Sarbanes holds public forum on net neutrality

On Wednesday, members from BMore Indivisible attended a public forum organized by Representative John Sarbanes (MD-3) on net neutrality which featured a panel including former FCC Chairman Tom Wheeler and Kurt Walters, campaign director for Demand Progress, an activist group leading the charge on protecting net neutrality.

Representative Sarbanes stressed the importance of net neutrality and an open internet for start ups to be able to compete with larger companies and for individuals to be able to exercise free speech.
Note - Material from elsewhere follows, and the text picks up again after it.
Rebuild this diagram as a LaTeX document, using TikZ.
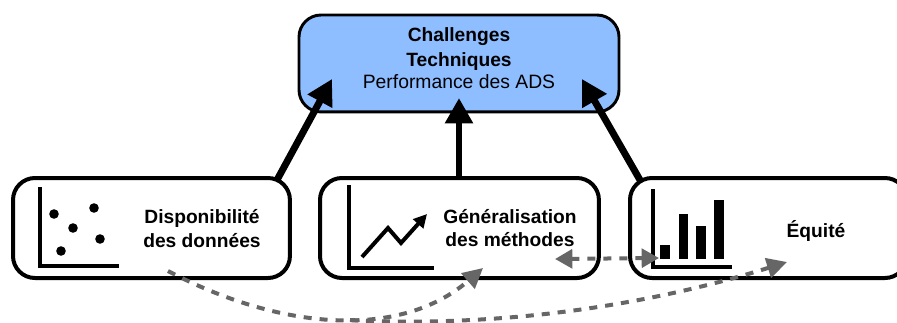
\documentclass[tikz,border=0pt]{standalone}
\usepackage{fontspec}
\setmainfont{Liberation Sans}
\usetikzlibrary{arrows.meta,positioning}
\definecolor{topblue}{HTML}{8EBEFF}
\definecolor{dashgrey}{HTML}{666666}
\tikzset{
  x=0.75pt,y=-0.75pt,
  box/.style={draw=black,line width=3pt,rounded corners=16.5pt,fill=white,inner sep=0pt,outer sep=0pt,anchor=north west},
  topbox/.style={box,fill=topblue,line width=2.2pt},
  label/.style={font=\fontsize{14.5pt}{16pt}\selectfont,anchor=base,inner sep=0pt},
  blabel/.style={label,font=\fontsize{14.4pt}{16pt}\selectfont\bfseries},
  bigarrow/.style={line width=5.2pt,-{Triangle[length=19pt,width=20pt]}},
  dasharrow/.style={draw=dashgrey,line width=3pt,dash pattern=on 6pt off 6pt,-{Triangle[length=15pt,width=15pt]}},
  dbl/.style={draw=dashgrey,line width=3pt,dash pattern=on 6pt off 6pt,{Triangle[length=13pt,width=14pt]}-{Triangle[length=13pt,width=14pt]}},
  axis/.style={line width=2.3pt},
  bar/.style={fill=black},
  dot/.style={circle,fill=black,inner sep=0pt,minimum size=7.2pt},
}
\begin{document}
\begin{tikzpicture}
\useasboundingbox (0,0) rectangle (897,322);
\clip (0,0) rectangle (897,322);
\node[topbox,minimum width=240pt,minimum height=72.7pt] (top) at (299,15) {};
\node[box,minimum width=207.7pt,minimum height=75pt] (left) at (13,178) {};
\node[box,minimum width=209.2pt,minimum height=75pt] (mid) at (320,178) {};
\node[box,minimum width=207.7pt,minimum height=75pt] (right) at (630,178) {};

\node[blabel] (t1) at (459,41) {Challenges};
\node[blabel] (t2) at (459,66) {Techniques};
\node[label] (t3) at (459,88) {Performance des ADS};
\node[blabel] (l1) at (202,223) {Disponibilité};
\node[blabel] (l2) at (202,247) {des données};
\node[blabel] (m1) at (510,223) {Généralisation};
\node[blabel] (m2) at (510,246) {des méthodes};
\node[blabel] (r1) at (816,237) {Équité};

\draw[axis] (40,187) -- (40,266) -- (119,266);
\node[dot] (d1) at (54,214) {};
\node[dot] (d2) at (94,208) {};
\node[dot] (d3) at (73,228) {};
\node[dot] (d4) at (100,239) {};
\node[dot] (d5) at (61,251) {};

\draw[axis] (349,185) -- (349,268) -- (434,268);
\draw[line width=3pt,-{Triangle[length=10pt,width=10pt]}] (362,257) -- (388,228) -- (401,243) -- (427,214);

\draw[axis] (653,189) -- (653,267) -- (732,267);
\fill[bar] (660,245) rectangle (670,259);
\fill[bar] (679,214) rectangle (688,259);
\fill[bar] (696,226) rectangle (706,259);
\fill[bar] (714,200) rectangle (724,259);

\coordinate (a1s) at (277,180);
\coordinate (a1e) at (332,79);
\coordinate (a2s) at (459,178);
\coordinate (a2e) at (459,98);
\coordinate (a3s) at (640,180);
\coordinate (a3e) at (582,79);
\draw[bigarrow] (a1s) -- (a1e);
\draw[bigarrow] (a2s) -- (a2e);
\draw[bigarrow] (a3s) -- (a3e);

\coordinate (ds) at (168,271);
\coordinate (d1e) at (483,268);
\coordinate (d2s) at (350,320);
\coordinate (d2e) at (787,262);
\coordinate (d3s) at (555,259);
\coordinate (d3e) at (659,258);
\draw[dasharrow] (ds) .. controls (280,330) and (400,340) .. (d1e);
\draw[dasharrow] (d2s) .. controls (500,328) and (650,305) .. (d2e);
\draw[dbl] (d3s) -- (d3e);
\end{tikzpicture}
\end{document}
David Goldman, who works in the Sarbanes office, explained how current FCC Chairman Ajit Pai is attacking net neutrality, not by publicly opposing the basic principles that it stands for, but by undermining the legal basis with which the FCC provides oversight of telecommunications companies to protect net neutrality.

Tom Wheeler, former FCC Chairman under the Obama administration, explained that, to consumers, an internet without net neutrality would more closely resemble cable television – tiered payment plans with premium/prioritized content, no competition, and no oversight. He explained that the FCC is targeting Title II, a provision that is critical for the FCC to be able to provide oversight of telecom companies.

Kurt Walters outlined the current grassroots effort to oppose the FCC actions, including the Battle for the Net, an online resource that helps connect people with tools to help them fight for net neutrality. He said there are three things that we can all do to fight for net neutrality:

  1. Submit a public comment supporting net neutrality to the FCC by the Aug 16 deadline.
  2. Call your member of Congress and ask them to support net neutrality.
  3. Call people you know around the country, particularly in ‘swing’ states, and ask them to call their member of Congress

Public comments submitted to the FCC are critical to protecting net neutrality. Representative Sarbanes explained that, although over 13m comments have already been submitted, a vast majority supporting net neutrality, FCC Chairman Pai seems intent on moving forward with their rule changes against Title II. In the inevitable legal action that will follow, the FCC will have to justify its actions in response to this overwhelming public opposition in court.

In 2014-15, grassroots efforts led to the submission of over 4m public comments to the FCC and resulted in the 2015 rules protecting net neutrality that the FCC is currently seeking to overturn.